TASK INSTRUCTIONS: Filter the entries and keep only the lines where the string "with" appears.

* * *

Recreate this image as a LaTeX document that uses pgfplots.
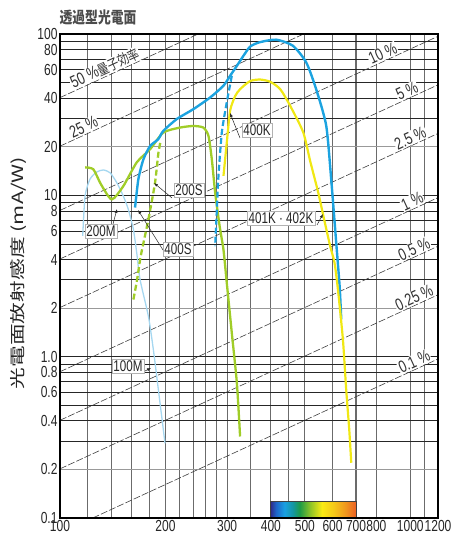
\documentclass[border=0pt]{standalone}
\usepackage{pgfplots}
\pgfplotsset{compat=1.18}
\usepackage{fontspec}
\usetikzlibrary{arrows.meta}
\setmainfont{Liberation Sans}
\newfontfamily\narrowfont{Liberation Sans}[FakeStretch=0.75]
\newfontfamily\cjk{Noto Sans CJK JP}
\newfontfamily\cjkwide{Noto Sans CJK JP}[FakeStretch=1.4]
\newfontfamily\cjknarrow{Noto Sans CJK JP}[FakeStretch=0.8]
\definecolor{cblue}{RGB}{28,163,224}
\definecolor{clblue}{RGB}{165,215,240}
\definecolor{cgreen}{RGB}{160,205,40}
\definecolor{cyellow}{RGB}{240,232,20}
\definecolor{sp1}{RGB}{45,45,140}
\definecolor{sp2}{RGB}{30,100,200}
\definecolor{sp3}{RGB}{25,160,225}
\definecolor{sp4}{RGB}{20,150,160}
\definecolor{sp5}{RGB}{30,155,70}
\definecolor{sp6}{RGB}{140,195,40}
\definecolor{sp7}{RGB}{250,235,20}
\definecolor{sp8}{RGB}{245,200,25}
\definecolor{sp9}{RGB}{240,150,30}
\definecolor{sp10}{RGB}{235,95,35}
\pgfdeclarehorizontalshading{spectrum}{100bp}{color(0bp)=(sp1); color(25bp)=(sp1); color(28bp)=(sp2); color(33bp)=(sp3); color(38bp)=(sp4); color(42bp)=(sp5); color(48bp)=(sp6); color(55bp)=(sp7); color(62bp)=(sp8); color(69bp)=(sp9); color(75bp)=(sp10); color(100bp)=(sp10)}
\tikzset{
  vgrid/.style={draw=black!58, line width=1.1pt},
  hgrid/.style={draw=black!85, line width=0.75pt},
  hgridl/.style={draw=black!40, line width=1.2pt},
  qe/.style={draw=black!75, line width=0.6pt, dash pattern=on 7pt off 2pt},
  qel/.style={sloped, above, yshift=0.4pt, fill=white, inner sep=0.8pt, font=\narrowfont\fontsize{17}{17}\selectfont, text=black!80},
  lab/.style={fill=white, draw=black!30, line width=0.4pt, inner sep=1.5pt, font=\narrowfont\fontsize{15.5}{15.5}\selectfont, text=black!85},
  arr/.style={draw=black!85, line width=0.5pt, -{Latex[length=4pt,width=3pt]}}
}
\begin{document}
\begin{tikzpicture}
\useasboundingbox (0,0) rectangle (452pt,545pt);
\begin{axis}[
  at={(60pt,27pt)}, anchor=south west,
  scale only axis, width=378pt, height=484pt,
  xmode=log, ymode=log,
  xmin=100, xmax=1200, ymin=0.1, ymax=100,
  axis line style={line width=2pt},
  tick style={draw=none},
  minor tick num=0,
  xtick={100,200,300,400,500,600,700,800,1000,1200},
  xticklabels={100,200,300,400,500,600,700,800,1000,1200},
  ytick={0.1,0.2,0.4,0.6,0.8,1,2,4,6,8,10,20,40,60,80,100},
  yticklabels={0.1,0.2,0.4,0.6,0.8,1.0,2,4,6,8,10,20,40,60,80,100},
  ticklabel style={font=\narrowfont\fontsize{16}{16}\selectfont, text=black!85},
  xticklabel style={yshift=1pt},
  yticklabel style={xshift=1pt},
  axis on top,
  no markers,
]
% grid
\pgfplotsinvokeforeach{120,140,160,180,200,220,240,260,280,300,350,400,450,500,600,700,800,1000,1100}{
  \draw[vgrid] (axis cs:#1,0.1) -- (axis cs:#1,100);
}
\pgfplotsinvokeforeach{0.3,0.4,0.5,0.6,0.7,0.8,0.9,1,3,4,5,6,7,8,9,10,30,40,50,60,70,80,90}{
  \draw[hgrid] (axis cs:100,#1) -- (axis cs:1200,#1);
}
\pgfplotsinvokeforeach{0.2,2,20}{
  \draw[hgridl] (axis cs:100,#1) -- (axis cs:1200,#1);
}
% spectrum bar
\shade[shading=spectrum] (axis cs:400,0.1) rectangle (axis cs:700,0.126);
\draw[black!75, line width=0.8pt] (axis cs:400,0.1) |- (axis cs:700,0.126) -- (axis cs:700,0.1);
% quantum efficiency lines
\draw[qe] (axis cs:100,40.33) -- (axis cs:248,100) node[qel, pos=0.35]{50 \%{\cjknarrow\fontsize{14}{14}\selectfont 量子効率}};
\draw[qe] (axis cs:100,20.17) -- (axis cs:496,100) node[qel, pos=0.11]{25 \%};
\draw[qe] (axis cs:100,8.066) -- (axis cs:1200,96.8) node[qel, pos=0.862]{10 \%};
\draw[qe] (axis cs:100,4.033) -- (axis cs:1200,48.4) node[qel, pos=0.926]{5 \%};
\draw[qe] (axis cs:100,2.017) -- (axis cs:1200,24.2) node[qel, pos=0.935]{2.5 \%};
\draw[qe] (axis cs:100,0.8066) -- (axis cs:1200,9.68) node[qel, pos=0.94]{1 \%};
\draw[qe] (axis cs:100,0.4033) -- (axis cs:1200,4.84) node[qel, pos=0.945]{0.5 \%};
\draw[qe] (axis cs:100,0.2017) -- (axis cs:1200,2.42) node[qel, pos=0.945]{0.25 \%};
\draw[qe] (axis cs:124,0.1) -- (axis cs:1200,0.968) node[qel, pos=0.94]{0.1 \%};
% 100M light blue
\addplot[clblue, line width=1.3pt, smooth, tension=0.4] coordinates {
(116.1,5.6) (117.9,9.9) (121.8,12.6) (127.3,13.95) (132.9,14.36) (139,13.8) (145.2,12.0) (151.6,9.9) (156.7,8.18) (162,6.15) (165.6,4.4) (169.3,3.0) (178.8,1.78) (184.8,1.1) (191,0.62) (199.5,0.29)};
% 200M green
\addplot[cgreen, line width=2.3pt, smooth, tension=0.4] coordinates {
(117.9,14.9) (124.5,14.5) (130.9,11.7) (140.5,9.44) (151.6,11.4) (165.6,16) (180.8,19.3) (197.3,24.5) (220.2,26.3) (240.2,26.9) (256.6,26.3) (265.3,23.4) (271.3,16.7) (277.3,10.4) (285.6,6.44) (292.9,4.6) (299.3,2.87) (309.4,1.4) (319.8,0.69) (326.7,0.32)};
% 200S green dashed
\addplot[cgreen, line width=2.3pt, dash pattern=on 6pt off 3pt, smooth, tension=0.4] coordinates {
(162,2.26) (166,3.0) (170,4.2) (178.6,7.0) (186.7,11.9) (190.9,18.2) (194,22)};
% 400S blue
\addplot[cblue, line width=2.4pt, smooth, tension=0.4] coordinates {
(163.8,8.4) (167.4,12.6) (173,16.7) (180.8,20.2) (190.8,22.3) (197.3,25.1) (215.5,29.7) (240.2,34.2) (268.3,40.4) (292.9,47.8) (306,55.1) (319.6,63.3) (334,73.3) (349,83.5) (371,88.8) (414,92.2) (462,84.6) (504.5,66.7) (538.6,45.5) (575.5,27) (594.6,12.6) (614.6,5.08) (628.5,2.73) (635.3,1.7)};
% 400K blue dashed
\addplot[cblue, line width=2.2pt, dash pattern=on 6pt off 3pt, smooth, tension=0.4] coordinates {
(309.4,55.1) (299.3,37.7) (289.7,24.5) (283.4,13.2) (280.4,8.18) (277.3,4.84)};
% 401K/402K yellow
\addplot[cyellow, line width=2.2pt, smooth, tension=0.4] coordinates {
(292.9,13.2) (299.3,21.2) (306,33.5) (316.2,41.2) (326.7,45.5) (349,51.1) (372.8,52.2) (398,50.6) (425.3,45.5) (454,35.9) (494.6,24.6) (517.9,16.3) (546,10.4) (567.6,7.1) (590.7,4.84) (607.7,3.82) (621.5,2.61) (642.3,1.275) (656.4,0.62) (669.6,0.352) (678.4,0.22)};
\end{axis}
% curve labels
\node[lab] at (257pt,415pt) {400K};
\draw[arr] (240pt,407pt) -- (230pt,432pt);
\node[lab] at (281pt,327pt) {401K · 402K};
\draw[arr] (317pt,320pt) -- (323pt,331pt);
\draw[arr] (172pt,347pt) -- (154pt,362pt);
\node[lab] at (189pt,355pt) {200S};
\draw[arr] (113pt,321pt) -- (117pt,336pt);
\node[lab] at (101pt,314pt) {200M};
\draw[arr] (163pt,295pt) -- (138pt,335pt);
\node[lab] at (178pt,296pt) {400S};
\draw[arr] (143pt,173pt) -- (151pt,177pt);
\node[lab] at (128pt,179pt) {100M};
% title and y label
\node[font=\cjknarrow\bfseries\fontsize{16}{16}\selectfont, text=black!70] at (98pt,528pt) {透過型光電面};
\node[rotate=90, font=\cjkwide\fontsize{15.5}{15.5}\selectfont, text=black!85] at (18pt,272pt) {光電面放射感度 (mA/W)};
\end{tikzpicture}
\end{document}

* * *

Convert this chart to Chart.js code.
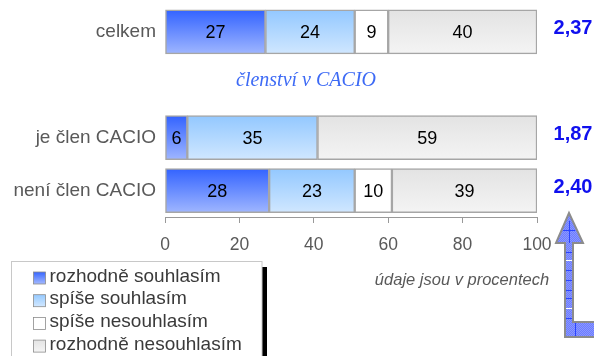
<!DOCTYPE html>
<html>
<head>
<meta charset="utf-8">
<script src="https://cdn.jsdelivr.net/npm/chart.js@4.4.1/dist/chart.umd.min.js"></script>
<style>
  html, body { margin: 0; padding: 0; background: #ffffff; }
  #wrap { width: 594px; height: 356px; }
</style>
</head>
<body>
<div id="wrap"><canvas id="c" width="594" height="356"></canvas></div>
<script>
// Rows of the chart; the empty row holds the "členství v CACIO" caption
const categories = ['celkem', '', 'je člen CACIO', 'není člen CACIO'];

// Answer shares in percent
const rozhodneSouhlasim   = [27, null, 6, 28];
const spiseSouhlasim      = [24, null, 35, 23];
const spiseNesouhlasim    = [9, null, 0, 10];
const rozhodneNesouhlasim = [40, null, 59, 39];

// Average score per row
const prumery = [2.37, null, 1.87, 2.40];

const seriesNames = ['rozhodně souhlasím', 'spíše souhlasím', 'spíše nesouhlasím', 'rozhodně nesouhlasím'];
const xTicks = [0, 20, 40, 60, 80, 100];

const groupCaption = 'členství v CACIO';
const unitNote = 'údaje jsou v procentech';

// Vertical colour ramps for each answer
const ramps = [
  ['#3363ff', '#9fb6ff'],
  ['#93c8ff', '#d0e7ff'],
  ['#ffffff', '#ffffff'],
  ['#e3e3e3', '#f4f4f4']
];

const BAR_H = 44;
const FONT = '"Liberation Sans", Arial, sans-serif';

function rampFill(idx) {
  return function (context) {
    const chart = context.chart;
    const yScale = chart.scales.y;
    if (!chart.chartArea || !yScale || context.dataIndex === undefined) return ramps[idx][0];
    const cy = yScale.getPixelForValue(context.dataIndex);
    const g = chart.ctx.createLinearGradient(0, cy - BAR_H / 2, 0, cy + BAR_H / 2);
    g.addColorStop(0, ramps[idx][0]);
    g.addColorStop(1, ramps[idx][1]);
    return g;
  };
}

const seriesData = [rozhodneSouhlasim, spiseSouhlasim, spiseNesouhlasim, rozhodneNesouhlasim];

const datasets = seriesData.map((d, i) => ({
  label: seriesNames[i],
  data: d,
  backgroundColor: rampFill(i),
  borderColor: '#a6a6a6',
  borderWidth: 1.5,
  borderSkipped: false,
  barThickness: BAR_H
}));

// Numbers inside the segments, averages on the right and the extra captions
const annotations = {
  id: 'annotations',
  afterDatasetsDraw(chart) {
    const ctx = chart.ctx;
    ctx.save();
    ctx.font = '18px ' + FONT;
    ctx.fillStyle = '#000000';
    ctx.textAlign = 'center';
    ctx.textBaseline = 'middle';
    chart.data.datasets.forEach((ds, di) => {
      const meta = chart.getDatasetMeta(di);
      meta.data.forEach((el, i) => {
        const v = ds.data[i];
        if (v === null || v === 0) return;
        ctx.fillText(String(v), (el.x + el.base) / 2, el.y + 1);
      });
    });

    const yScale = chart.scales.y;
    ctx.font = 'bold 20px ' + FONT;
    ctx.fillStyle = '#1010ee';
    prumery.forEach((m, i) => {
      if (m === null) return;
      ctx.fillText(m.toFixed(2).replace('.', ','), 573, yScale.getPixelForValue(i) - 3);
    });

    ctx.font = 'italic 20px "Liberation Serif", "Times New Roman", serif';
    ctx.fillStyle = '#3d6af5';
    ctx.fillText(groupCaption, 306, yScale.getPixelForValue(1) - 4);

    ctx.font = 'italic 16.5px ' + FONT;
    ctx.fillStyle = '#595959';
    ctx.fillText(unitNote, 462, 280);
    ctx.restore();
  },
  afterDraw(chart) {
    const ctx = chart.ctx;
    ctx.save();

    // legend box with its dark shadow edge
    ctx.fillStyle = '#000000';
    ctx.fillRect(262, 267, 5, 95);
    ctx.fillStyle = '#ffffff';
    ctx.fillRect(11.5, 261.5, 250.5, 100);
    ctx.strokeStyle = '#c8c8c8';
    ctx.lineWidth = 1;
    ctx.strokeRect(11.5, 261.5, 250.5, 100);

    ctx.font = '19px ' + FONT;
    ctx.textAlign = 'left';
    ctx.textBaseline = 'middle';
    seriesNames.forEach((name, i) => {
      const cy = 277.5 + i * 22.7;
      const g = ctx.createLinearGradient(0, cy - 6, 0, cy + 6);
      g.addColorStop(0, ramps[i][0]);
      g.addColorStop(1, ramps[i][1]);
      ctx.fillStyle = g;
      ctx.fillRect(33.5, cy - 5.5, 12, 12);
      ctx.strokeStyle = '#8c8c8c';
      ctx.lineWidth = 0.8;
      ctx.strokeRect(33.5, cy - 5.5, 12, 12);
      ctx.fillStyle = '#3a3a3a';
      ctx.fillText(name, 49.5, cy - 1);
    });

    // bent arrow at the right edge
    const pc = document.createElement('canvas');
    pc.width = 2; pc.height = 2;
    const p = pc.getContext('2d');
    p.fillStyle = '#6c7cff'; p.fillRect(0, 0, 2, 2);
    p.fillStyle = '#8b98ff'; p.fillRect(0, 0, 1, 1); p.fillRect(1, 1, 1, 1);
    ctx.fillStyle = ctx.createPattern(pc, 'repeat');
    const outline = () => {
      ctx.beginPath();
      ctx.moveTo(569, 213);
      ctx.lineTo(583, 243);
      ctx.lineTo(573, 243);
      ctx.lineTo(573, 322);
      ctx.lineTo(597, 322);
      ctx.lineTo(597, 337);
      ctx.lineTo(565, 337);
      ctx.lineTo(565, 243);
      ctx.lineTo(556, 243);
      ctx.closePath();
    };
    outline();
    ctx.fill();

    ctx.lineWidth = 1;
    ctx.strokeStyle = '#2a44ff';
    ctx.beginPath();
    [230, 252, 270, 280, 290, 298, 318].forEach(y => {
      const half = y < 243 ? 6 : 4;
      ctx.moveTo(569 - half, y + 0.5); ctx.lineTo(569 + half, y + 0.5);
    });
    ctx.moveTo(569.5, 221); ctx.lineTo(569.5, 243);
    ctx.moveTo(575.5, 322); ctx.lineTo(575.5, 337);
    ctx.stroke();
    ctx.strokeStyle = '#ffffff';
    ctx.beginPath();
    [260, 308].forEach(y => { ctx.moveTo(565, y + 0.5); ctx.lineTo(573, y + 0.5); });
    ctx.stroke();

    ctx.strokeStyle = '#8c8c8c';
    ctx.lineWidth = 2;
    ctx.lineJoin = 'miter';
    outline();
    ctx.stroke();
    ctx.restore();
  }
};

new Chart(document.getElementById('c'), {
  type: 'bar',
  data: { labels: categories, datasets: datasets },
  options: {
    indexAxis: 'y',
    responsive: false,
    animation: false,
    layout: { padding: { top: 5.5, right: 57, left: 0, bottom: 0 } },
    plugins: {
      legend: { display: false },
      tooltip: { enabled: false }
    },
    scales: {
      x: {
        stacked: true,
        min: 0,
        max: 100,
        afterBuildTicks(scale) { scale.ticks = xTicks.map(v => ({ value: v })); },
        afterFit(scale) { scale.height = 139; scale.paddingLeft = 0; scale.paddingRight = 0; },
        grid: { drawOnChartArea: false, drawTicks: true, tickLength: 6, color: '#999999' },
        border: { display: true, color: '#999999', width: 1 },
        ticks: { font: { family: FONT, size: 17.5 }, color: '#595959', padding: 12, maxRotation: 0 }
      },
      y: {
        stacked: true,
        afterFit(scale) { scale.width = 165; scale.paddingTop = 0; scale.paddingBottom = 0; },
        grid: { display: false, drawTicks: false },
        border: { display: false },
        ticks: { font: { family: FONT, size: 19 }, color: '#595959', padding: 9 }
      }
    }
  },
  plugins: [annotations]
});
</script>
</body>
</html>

* * *

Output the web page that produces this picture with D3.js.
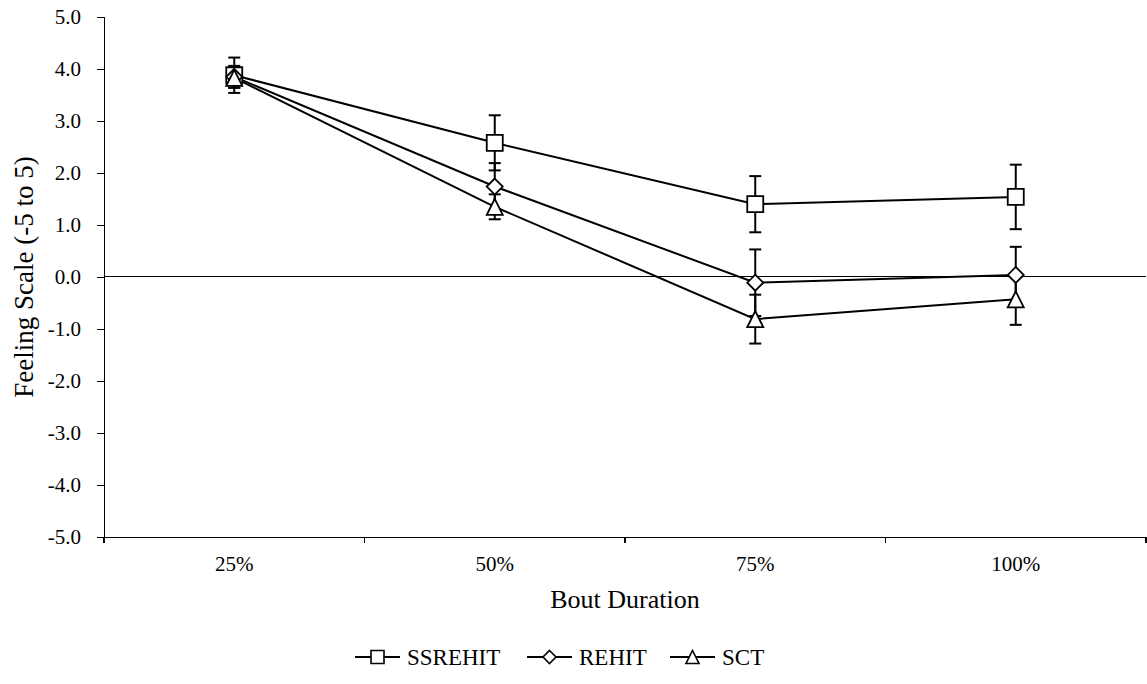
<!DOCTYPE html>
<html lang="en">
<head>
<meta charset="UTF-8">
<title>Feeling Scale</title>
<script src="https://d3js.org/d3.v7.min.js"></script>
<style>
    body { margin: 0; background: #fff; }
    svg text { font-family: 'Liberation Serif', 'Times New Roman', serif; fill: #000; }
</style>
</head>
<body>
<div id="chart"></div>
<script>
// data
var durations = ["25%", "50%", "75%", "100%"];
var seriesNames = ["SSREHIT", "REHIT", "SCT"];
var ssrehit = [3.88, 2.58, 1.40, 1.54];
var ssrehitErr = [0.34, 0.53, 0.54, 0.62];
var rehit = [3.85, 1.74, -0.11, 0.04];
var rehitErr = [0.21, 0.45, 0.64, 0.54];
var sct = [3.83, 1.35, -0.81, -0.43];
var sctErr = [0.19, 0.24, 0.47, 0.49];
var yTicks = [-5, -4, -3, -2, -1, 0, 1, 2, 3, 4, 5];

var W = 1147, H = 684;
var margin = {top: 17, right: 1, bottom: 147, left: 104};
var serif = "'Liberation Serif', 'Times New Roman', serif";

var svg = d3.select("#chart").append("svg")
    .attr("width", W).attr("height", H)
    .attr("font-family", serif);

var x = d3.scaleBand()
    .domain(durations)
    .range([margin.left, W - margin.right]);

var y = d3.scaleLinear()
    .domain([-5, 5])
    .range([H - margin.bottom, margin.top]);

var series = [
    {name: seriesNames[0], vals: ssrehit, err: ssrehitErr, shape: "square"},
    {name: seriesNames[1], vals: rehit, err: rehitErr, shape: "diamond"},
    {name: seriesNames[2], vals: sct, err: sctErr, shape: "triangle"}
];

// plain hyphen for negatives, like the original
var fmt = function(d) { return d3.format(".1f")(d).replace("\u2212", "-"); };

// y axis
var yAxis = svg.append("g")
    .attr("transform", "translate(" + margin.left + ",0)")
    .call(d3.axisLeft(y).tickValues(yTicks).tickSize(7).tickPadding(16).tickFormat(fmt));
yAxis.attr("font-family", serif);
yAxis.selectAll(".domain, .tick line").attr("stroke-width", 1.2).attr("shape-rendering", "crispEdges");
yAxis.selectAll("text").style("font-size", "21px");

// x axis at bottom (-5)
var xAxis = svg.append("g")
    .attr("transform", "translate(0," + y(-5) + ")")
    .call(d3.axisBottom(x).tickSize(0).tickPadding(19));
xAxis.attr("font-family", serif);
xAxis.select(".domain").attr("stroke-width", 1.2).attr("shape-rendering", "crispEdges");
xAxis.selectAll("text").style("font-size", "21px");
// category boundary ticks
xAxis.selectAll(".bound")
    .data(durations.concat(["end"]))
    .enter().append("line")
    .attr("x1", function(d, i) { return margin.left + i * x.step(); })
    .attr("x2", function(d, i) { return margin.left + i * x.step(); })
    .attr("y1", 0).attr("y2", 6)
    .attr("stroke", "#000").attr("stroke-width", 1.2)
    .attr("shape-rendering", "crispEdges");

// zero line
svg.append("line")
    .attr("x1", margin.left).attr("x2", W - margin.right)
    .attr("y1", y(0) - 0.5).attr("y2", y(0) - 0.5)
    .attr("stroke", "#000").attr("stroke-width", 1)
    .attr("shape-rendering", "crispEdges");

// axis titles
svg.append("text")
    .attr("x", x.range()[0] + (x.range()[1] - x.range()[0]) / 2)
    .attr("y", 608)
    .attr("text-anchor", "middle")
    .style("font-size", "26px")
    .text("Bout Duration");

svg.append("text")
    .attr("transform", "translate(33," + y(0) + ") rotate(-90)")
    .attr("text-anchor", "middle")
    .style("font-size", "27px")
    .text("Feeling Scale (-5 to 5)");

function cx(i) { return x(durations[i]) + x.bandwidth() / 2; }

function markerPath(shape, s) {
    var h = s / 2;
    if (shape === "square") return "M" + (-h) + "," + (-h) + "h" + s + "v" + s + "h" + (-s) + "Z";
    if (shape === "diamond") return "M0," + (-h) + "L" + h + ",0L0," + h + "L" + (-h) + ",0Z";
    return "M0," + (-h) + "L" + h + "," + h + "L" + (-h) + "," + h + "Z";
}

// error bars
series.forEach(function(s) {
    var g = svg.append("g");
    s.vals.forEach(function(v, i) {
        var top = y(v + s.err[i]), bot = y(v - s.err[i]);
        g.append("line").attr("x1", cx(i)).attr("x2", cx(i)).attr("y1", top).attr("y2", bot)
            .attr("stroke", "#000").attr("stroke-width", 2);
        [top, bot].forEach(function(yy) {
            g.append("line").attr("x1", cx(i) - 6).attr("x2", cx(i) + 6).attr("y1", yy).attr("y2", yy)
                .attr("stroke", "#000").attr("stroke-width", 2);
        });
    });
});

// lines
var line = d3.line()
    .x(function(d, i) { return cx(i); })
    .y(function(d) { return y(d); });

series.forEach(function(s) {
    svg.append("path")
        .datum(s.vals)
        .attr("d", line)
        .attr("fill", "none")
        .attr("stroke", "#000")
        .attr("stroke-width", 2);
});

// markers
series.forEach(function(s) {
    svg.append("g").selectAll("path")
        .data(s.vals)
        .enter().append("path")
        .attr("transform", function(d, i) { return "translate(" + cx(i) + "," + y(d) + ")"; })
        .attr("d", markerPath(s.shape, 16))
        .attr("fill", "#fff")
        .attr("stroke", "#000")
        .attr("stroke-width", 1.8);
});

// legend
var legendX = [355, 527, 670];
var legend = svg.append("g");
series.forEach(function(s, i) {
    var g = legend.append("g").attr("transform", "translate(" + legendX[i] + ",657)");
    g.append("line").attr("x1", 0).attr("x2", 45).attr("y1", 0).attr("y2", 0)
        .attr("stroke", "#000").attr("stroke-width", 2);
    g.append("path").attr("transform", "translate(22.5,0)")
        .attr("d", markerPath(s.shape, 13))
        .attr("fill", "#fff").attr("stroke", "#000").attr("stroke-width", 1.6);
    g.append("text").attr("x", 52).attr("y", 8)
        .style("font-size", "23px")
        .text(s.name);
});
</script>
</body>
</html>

* * *

RESULT OF THIS TASK:
    // legend box with its dark shadow edge
Output the web page that produces this picture with D3.js.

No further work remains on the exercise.